[INSTRUCTIONS TO FOLLOW]
From the entries that follow, extract each line holding the string "this".

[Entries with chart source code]
= = = =

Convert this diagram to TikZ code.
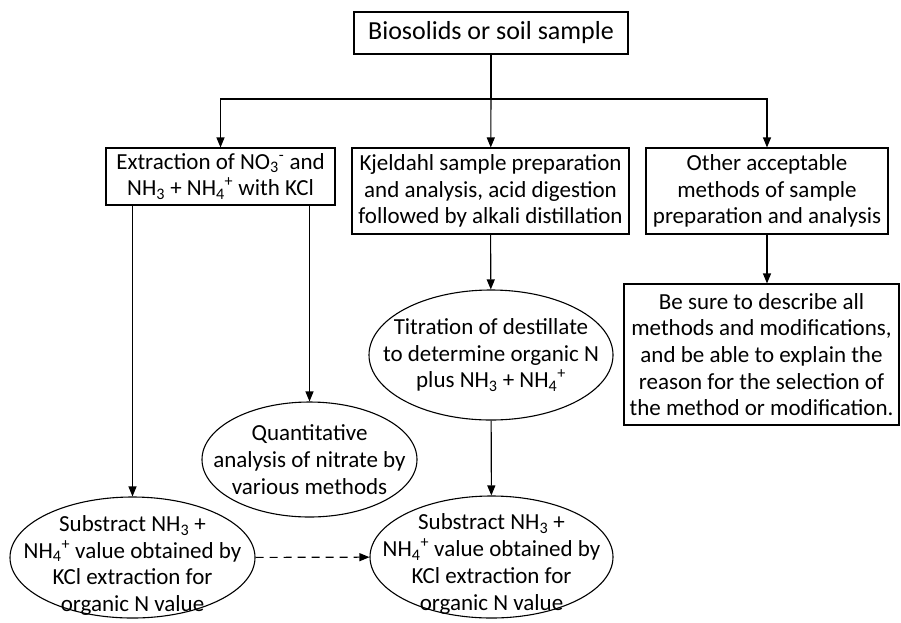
\documentclass[tikz,border=0pt]{standalone}
\usepackage{fontspec}
\setmainfont{Carlito}
\usetikzlibrary{arrows.meta,shapes.geometric}

\newcommand{\sbs}[1]{\textsubscript{#1}}
\newcommand{\sps}[1]{\textsuperscript{#1}}

\begin{document}
\begin{tikzpicture}[x=1pt, y=-1pt, >={Triangle[length=10pt,width=8pt]}, line width=1.1pt,
		every node/.style={font=\fontsize{23}{26.7}\selectfont, align=center, inner sep=0pt},
		box/.style={draw, rectangle},
		oval/.style={draw, ellipse}]
	\useasboundingbox (0,0) rectangle (901,622);
	
	% 顶部：样品
	\node[box, minimum width=274pt, minimum height=42pt, font=\fontsize{26}{30}\selectfont] (sample) at (491,33) {Biosolids or soil sample};
	\coordinate (split) at (491,99);
	
	% 第二层：三种处理方法
	\node[box, minimum width=229pt, minimum height=57pt] (extract) at (220.5,176.5) {Extraction of NO\sbs{3}\sps{-} and\\NH\sbs{3} + NH\sbs{4}\sps{+} with KCl};
	\node[box, minimum width=277pt, minimum height=86pt] (kjeldahl) at (490.5,191) {Kjeldahl sample preparation\\and analysis, acid digestion\\followed by alkali distillation};
	\node[box, minimum width=242pt, minimum height=86pt] (other) at (767,191) {Other acceptable\\methods of sample\\preparation and analysis};
	
	% 第三层
	\node[oval, minimum width=215pt, minimum height=115pt, label=center:{Quantitative\\analysis of nitrate by\\various methods}] (nitrate) at (309.5,459.5) {};
	\node[oval, minimum width=244pt, minimum height=130pt, label=center:{Titration of destillate\\to determine organic N\\plus NH\sbs{3} + NH\sbs{4}\sps{+}}] (titration) at (491,355) {};
	\node[box, minimum width=275pt, minimum height=141pt] (describe) at (761.5,354.5) {Be sure to describe all\\methods and modifications,\\and be able to explain the\\reason for the selection of\\the method or modification.};
	
	% 底层：扣除 NH3 + NH4+
	\node[oval, minimum width=245pt, minimum height=121pt, label={[yshift=-8pt]center:{Substract NH\sbs{3} +\\NH\sbs{4}\sps{+} value obtained by\\KCl extraction for\\organic N value}}] (subleft) at (132.5,557.5) {};
	\node[oval, minimum width=243pt, minimum height=122pt, label={[yshift=-7pt]center:{Substract NH\sbs{3} +\\NH\sbs{4}\sps{+} value obtained by\\KCl extraction for\\organic N value}}] (subright) at (491.5,557) {};
	
	% 连线
	\draw (sample) -- (split);
	\draw[->] (split) -| (extract);
	\draw[->] (split) -- (kjeldahl);
	\draw[->] (split) -| (other);
	\draw[->] (extract.south -| subleft) -- (subleft);
	\draw[->] (extract.south -| nitrate) -- (nitrate);
	\draw[->] (kjeldahl) -- (titration);
	\draw[->] (other.south) -- (other.south |- describe.north);
	\draw[->] (titration) -- (subright);
	\draw[->, dash pattern=on 8pt off 6pt] (subleft) -- (subright);
\end{tikzpicture}
\end{document}
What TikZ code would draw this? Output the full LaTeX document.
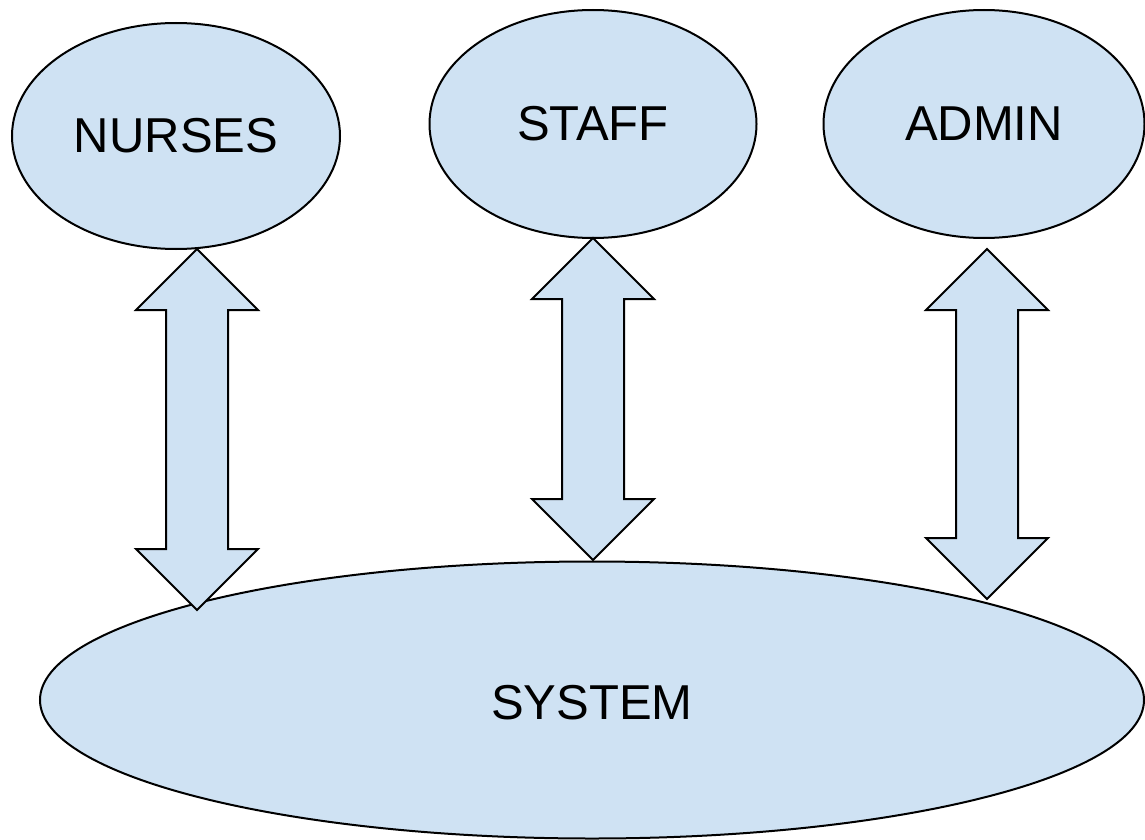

= = = =

[WRITTEN RESPONSE]
Convert this diagram to TikZ code.
What TikZ code would draw this? Output the full LaTeX document.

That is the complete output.